- [WHAT IS NEEDED] Each line from the top of the listing through the one holding "pos_bold_rows = [5, 8, 11, 12, 15]" should be restated word for word, with nothing added and no pictures.

>> BEGIN RAW DATA

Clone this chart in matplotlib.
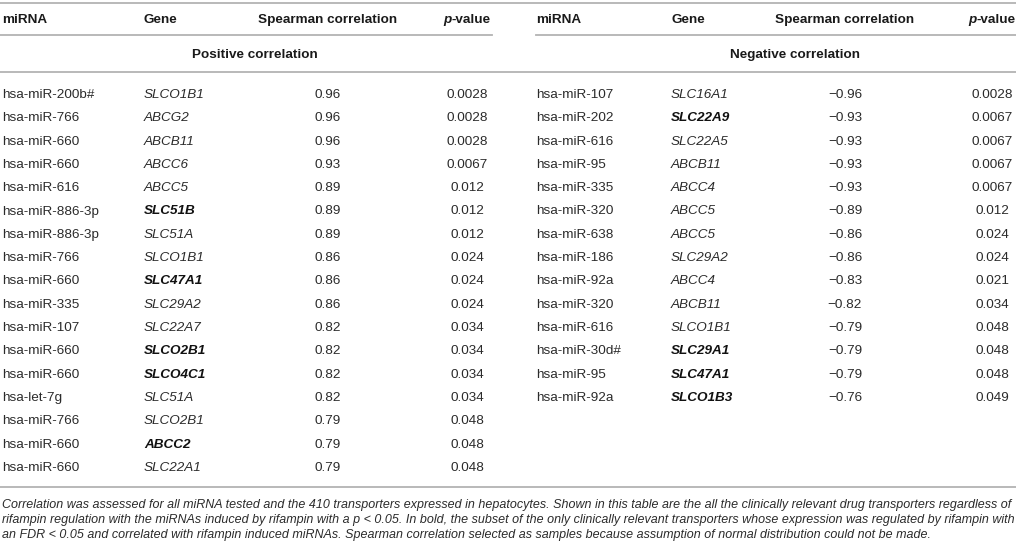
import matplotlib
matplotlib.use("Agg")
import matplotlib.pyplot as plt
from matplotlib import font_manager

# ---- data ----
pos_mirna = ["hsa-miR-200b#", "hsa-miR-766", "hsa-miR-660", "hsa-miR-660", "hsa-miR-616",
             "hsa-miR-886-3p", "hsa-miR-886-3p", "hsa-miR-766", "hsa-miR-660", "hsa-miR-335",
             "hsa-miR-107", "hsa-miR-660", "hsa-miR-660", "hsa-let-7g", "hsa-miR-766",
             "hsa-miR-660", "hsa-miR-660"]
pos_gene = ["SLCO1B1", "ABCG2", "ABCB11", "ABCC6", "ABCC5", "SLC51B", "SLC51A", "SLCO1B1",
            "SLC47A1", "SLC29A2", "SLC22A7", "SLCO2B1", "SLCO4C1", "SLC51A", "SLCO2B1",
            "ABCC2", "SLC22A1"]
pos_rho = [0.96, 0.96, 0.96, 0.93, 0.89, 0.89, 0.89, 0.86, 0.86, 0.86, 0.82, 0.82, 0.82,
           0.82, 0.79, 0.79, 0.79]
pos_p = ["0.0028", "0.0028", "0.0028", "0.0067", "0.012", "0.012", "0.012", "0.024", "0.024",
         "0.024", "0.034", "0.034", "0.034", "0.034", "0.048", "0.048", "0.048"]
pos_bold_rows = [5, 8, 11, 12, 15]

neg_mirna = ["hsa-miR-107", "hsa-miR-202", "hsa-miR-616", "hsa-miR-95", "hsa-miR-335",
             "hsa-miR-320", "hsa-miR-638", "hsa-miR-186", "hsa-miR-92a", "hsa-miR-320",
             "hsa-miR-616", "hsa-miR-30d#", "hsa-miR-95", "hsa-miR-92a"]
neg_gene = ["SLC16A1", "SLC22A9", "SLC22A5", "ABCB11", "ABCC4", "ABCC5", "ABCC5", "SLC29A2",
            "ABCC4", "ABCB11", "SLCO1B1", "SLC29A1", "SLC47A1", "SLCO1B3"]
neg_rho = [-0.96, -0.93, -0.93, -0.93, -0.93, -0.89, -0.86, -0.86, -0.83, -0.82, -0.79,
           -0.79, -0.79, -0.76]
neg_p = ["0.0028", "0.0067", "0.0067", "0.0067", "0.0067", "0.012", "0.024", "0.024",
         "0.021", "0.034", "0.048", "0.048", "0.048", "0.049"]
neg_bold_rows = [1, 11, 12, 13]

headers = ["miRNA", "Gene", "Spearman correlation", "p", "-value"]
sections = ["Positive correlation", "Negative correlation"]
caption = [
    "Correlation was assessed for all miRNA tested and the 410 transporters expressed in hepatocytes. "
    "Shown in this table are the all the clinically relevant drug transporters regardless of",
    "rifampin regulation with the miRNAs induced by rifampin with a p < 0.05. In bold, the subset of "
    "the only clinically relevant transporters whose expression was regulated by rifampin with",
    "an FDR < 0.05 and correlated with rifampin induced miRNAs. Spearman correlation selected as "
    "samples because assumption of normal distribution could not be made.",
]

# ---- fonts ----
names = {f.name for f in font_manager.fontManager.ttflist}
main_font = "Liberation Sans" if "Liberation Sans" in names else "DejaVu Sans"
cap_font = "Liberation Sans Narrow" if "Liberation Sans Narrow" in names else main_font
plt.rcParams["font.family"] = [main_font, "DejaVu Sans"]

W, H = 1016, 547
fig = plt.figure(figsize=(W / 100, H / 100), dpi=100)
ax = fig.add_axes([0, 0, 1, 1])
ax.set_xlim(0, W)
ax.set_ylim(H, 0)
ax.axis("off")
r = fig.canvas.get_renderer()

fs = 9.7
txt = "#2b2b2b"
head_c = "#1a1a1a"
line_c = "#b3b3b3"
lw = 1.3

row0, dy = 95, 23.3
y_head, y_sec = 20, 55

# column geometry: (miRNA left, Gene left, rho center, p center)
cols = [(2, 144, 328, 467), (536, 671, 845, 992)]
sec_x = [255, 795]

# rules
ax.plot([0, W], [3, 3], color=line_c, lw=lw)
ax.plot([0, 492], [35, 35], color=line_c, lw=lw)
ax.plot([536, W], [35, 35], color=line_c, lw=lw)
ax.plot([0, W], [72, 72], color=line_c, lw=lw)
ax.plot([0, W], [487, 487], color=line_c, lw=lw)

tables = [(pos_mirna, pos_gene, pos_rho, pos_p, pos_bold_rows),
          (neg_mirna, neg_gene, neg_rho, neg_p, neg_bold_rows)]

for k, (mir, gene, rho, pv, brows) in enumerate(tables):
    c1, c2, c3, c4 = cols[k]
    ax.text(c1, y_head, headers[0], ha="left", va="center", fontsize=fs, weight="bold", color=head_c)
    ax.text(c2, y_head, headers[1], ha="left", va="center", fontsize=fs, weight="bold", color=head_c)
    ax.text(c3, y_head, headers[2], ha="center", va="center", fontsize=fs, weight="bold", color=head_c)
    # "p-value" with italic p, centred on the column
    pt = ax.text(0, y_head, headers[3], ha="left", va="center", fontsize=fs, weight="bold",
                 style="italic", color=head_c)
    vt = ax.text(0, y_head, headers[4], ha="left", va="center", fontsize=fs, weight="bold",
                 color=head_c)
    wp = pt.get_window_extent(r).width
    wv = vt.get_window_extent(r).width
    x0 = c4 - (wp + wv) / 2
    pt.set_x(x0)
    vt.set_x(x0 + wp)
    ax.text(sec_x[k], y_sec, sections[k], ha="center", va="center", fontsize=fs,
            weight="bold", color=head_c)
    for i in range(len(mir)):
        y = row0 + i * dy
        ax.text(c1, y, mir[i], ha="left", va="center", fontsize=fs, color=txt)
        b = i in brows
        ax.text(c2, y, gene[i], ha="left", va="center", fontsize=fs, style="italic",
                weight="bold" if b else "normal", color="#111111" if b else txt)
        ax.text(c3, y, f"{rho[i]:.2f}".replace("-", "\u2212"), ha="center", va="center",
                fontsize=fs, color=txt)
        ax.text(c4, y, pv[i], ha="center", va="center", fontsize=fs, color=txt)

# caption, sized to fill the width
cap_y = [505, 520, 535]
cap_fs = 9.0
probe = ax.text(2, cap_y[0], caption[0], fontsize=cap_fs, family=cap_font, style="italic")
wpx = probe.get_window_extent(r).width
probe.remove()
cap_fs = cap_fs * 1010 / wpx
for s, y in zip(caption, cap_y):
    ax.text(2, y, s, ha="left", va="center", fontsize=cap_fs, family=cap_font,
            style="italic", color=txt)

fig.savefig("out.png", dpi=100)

>> END RAW DATA

- [EXERCISE RESULT]
Clone this chart in matplotlib.
import matplotlib
matplotlib.use("Agg")
import matplotlib.pyplot as plt
from matplotlib import font_manager

# ---- data ----
pos_mirna = ["hsa-miR-200b#", "hsa-miR-766", "hsa-miR-660", "hsa-miR-660", "hsa-miR-616",
             "hsa-miR-886-3p", "hsa-miR-886-3p", "hsa-miR-766", "hsa-miR-660", "hsa-miR-335",
             "hsa-miR-107", "hsa-miR-660", "hsa-miR-660", "hsa-let-7g", "hsa-miR-766",
             "hsa-miR-660", "hsa-miR-660"]
pos_gene = ["SLCO1B1", "ABCG2", "ABCB11", "ABCC6", "ABCC5", "SLC51B", "SLC51A", "SLCO1B1",
            "SLC47A1", "SLC29A2", "SLC22A7", "SLCO2B1", "SLCO4C1", "SLC51A", "SLCO2B1",
            "ABCC2", "SLC22A1"]
pos_rho = [0.96, 0.96, 0.96, 0.93, 0.89, 0.89, 0.89, 0.86, 0.86, 0.86, 0.82, 0.82, 0.82,
           0.82, 0.79, 0.79, 0.79]
pos_p = ["0.0028", "0.0028", "0.0028", "0.0067", "0.012", "0.012", "0.012", "0.024", "0.024",
         "0.024", "0.034", "0.034", "0.034", "0.034", "0.048", "0.048", "0.048"]
pos_bold_rows = [5, 8, 11, 12, 15]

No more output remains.